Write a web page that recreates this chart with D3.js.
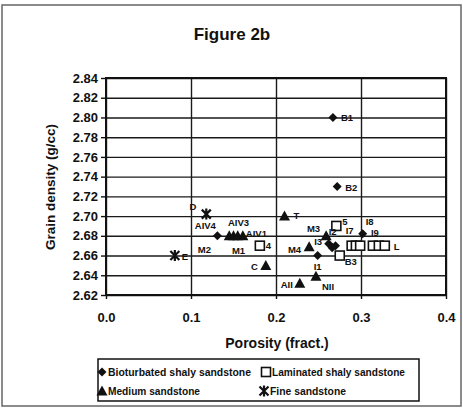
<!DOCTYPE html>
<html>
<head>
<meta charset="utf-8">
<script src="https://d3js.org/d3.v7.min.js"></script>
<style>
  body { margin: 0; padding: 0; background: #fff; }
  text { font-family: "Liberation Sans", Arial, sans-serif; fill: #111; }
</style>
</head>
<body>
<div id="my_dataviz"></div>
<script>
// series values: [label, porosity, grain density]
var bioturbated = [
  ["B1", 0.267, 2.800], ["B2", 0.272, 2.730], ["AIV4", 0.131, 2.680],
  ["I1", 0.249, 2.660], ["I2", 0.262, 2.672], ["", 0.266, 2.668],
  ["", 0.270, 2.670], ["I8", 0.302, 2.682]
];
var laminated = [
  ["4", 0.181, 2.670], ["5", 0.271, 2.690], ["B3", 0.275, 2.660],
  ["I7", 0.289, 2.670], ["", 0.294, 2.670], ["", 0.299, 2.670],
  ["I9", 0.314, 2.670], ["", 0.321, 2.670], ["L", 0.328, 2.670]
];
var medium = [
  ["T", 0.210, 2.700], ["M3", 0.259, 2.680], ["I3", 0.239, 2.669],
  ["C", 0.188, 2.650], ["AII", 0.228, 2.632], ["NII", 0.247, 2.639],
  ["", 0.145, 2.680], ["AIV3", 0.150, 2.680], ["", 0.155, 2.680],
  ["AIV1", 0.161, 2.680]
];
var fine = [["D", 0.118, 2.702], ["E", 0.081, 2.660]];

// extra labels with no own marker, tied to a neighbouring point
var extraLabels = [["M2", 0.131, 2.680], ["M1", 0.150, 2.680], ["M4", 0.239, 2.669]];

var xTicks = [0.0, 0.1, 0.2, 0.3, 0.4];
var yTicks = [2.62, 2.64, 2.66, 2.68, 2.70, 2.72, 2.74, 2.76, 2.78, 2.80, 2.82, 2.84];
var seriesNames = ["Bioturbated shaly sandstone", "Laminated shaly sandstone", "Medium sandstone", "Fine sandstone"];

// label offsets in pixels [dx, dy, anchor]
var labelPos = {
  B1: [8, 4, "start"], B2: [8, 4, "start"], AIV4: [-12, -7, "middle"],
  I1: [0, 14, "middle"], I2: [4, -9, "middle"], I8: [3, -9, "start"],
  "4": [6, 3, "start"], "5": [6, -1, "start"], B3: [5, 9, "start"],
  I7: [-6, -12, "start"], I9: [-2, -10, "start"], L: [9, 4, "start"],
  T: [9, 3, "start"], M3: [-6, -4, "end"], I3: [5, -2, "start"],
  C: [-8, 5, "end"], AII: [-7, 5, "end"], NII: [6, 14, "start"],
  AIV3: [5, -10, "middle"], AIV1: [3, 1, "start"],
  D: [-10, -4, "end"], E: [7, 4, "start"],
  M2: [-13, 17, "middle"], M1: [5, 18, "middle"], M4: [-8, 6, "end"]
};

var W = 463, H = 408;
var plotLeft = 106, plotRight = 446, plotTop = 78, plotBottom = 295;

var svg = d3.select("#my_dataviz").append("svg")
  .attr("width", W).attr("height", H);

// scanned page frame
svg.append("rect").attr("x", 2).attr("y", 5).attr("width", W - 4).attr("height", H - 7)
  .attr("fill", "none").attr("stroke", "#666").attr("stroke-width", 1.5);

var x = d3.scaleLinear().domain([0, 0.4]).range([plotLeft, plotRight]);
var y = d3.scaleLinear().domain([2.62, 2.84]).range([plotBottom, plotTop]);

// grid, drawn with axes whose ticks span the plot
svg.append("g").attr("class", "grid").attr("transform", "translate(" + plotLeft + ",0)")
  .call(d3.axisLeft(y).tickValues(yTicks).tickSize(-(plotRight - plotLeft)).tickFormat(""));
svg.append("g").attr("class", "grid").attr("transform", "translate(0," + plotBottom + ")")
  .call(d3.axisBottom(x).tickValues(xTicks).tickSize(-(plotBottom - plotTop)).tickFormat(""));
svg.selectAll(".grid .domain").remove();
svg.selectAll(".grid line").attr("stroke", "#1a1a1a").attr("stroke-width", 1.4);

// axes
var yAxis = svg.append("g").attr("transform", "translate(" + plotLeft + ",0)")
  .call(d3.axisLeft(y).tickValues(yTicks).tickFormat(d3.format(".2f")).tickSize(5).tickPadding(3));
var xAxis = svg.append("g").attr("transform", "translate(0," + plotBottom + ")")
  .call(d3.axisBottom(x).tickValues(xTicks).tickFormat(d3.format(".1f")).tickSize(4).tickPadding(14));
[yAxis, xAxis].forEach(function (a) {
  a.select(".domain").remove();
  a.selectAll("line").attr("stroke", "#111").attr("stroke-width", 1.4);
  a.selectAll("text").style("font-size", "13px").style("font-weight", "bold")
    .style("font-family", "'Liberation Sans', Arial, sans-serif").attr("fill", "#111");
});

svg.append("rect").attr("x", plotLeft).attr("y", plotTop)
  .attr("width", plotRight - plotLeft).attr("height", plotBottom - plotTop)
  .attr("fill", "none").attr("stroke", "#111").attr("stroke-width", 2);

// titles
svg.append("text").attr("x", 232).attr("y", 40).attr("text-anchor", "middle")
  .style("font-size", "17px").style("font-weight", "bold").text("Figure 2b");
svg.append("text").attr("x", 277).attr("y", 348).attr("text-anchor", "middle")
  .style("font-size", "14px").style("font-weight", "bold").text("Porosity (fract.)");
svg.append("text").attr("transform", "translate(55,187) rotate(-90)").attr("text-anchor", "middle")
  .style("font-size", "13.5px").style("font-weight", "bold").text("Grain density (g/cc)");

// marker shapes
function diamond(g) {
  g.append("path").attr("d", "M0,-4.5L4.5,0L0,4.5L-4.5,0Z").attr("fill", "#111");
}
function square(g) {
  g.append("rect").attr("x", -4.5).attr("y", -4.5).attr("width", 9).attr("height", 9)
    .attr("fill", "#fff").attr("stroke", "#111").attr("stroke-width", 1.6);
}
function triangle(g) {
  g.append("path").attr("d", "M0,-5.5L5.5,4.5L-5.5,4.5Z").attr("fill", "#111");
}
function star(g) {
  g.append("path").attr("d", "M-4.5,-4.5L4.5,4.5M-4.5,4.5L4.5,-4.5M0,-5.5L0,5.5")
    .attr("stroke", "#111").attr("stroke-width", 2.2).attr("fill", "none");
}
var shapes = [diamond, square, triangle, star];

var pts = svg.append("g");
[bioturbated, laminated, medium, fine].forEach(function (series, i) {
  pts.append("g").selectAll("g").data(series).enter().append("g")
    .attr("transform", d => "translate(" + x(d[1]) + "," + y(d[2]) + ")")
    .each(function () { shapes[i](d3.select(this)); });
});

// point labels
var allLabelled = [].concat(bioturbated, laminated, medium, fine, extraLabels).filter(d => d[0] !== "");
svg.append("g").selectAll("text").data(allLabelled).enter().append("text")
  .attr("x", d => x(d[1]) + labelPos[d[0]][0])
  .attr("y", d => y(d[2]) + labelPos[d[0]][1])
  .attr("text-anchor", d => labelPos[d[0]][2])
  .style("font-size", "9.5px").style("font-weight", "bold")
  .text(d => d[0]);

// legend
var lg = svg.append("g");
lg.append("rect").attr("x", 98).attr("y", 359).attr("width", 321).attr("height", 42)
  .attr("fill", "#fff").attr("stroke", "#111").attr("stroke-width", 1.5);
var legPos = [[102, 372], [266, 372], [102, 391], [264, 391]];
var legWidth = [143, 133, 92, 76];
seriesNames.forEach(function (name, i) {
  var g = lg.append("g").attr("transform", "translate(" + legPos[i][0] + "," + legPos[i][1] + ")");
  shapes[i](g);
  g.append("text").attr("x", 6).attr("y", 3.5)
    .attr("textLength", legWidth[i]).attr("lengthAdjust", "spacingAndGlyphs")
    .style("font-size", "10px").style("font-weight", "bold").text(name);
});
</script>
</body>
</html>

_ _ _ _ _

**Work to complete:**
Take the listing and print it again exactly, but without any pictures.

**The result:**
Write a web page that recreates this chart with D3.js.
<!DOCTYPE html>
<html>
<head>
<meta charset="utf-8">
<script src="https://d3js.org/d3.v7.min.js"></script>
<style>
  body { margin: 0; padding: 0; background: #fff; }
  text { font-family: "Liberation Sans", Arial, sans-serif; fill: #111; }
</style>
</head>
<body>
<div id="my_dataviz"></div>
<script>
// series values: [label, porosity, grain density]
var bioturbated = [
  ["B1", 0.267, 2.800], ["B2", 0.272, 2.730], ["AIV4", 0.131, 2.680],
  ["I1", 0.249, 2.660], ["I2", 0.262, 2.672], ["", 0.266, 2.668],
  ["", 0.270, 2.670], ["I8", 0.302, 2.682]
];
var laminated = [
  ["4", 0.181, 2.670], ["5", 0.271, 2.690], ["B3", 0.275, 2.660],
  ["I7", 0.289, 2.670], ["", 0.294, 2.670], ["", 0.299, 2.670],
  ["I9", 0.314, 2.670], ["", 0.321, 2.670], ["L", 0.328, 2.670]
];
var medium = [
  ["T", 0.210, 2.700], ["M3", 0.259, 2.680], ["I3", 0.239, 2.669],
  ["C", 0.188, 2.650], ["AII", 0.228, 2.632], ["NII", 0.247, 2.639],
  ["", 0.145, 2.680], ["AIV3", 0.150, 2.680], ["", 0.155, 2.680],
  ["AIV1", 0.161, 2.680]
];
var fine = [["D", 0.118, 2.702], ["E", 0.081, 2.660]];

// extra labels with no own marker, tied to a neighbouring point
var extraLabels = [["M2", 0.131, 2.680], ["M1", 0.150, 2.680], ["M4", 0.239, 2.669]];

var xTicks = [0.0, 0.1, 0.2, 0.3, 0.4];
var yTicks = [2.62, 2.64, 2.66, 2.68, 2.70, 2.72, 2.74, 2.76, 2.78, 2.80, 2.82, 2.84];
var seriesNames = ["Bioturbated shaly sandstone", "Laminated shaly sandstone", "Medium sandstone", "Fine sandstone"];

// label offsets in pixels [dx, dy, anchor]
var labelPos = {
  B1: [8, 4, "start"], B2: [8, 4, "start"], AIV4: [-12, -7, "middle"],
  I1: [0, 14, "middle"], I2: [4, -9, "middle"], I8: [3, -9, "start"],
  "4": [6, 3, "start"], "5": [6, -1, "start"], B3: [5, 9, "start"],
  I7: [-6, -12, "start"], I9: [-2, -10, "start"], L: [9, 4, "start"],
  T: [9, 3, "start"], M3: [-6, -4, "end"], I3: [5, -2, "start"],
  C: [-8, 5, "end"], AII: [-7, 5, "end"], NII: [6, 14, "start"],
  AIV3: [5, -10, "middle"], AIV1: [3, 1, "start"],
  D: [-10, -4, "end"], E: [7, 4, "start"],
  M2: [-13, 17, "middle"], M1: [5, 18, "middle"], M4: [-8, 6, "end"]
};

var W = 463, H = 408;
var plotLeft = 106, plotRight = 446, plotTop = 78, plotBottom = 295;

var svg = d3.select("#my_dataviz").append("svg")
  .attr("width", W).attr("height", H);

// scanned page frame
svg.append("rect").attr("x", 2).attr("y", 5).attr("width", W - 4).attr("height", H - 7)
  .attr("fill", "none").attr("stroke", "#666").attr("stroke-width", 1.5);

var x = d3.scaleLinear().domain([0, 0.4]).range([plotLeft, plotRight]);
var y = d3.scaleLinear().domain([2.62, 2.84]).range([plotBottom, plotTop]);

// grid, drawn with axes whose ticks span the plot
svg.append("g").attr("class", "grid").attr("transform", "translate(" + plotLeft + ",0)")
  .call(d3.axisLeft(y).tickValues(yTicks).tickSize(-(plotRight - plotLeft)).tickFormat(""));
svg.append("g").attr("class", "grid").attr("transform", "translate(0," + plotBottom + ")")
  .call(d3.axisBottom(x).tickValues(xTicks).tickSize(-(plotBottom - plotTop)).tickFormat(""));
svg.selectAll(".grid .domain").remove();
svg.selectAll(".grid line").attr("stroke", "#1a1a1a").attr("stroke-width", 1.4);

// axes
var yAxis = svg.append("g").attr("transform", "translate(" + plotLeft + ",0)")
  .call(d3.axisLeft(y).tickValues(yTicks).tickFormat(d3.format(".2f")).tickSize(5).tickPadding(3));
var xAxis = svg.append("g").attr("transform", "translate(0," + plotBottom + ")")
  .call(d3.axisBottom(x).tickValues(xTicks).tickFormat(d3.format(".1f")).tickSize(4).tickPadding(14));
[yAxis, xAxis].forEach(function (a) {
  a.select(".domain").remove();
  a.selectAll("line").attr("stroke", "#111").attr("stroke-width", 1.4);
  a.selectAll("text").style("font-size", "13px").style("font-weight", "bold")
    .style("font-family", "'Liberation Sans', Arial, sans-serif").attr("fill", "#111");
});

svg.append("rect").attr("x", plotLeft).attr("y", plotTop)
  .attr("width", plotRight - plotLeft).attr("height", plotBottom - plotTop)
  .attr("fill", "none").attr("stroke", "#111").attr("stroke-width", 2);

// titles
svg.append("text").attr("x", 232).attr("y", 40).attr("text-anchor", "middle")
  .style("font-size", "17px").style("font-weight", "bold").text("Figure 2b");
svg.append("text").attr("x", 277).attr("y", 348).attr("text-anchor", "middle")
  .style("font-size", "14px").style("font-weight", "bold").text("Porosity (fract.)");
svg.append("text").attr("transform", "translate(55,187) rotate(-90)").attr("text-anchor", "middle")
  .style("font-size", "13.5px").style("font-weight", "bold").text("Grain density (g/cc)");

// marker shapes
function diamond(g) {
  g.append("path").attr("d", "M0,-4.5L4.5,0L0,4.5L-4.5,0Z").attr("fill", "#111");
}
function square(g) {
  g.append("rect").attr("x", -4.5).attr("y", -4.5).attr("width", 9).attr("height", 9)
    .attr("fill", "#fff").attr("stroke", "#111").attr("stroke-width", 1.6);
}
function triangle(g) {
  g.append("path").attr("d", "M0,-5.5L5.5,4.5L-5.5,4.5Z").attr("fill", "#111");
}
function star(g) {
  g.append("path").attr("d", "M-4.5,-4.5L4.5,4.5M-4.5,4.5L4.5,-4.5M0,-5.5L0,5.5")
    .attr("stroke", "#111").attr("stroke-width", 2.2).attr("fill", "none");
}
var shapes = [diamond, square, triangle, star];

var pts = svg.append("g");
[bioturbated, laminated, medium, fine].forEach(function (series, i) {
  pts.append("g").selectAll("g").data(series).enter().append("g")
    .attr("transform", d => "translate(" + x(d[1]) + "," + y(d[2]) + ")")
    .each(function () { shapes[i](d3.select(this)); });
});

// point labels
var allLabelled = [].concat(bioturbated, laminated, medium, fine, extraLabels).filter(d => d[0] !== "");
svg.append("g").selectAll("text").data(allLabelled).enter().append("text")
  .attr("x", d => x(d[1]) + labelPos[d[0]][0])
  .attr("y", d => y(d[2]) + labelPos[d[0]][1])
  .attr("text-anchor", d => labelPos[d[0]][2])
  .style("font-size", "9.5px").style("font-weight", "bold")
  .text(d => d[0]);

// legend
var lg = svg.append("g");
lg.append("rect").attr("x", 98).attr("y", 359).attr("width", 321).attr("height", 42)
  .attr("fill", "#fff").attr("stroke", "#111").attr("stroke-width", 1.5);
var legPos = [[102, 372], [266, 372], [102, 391], [264, 391]];
var legWidth = [143, 133, 92, 76];
seriesNames.forEach(function (name, i) {
  var g = lg.append("g").attr("transform", "translate(" + legPos[i][0] + "," + legPos[i][1] + ")");
  shapes[i](g);
  g.append("text").attr("x", 6).attr("y", 3.5)
    .attr("textLength", legWidth[i]).attr("lengthAdjust", "spacingAndGlyphs")
    .style("font-size", "10px").style("font-weight", "bold").text(name);
});
</script>
</body>
</html>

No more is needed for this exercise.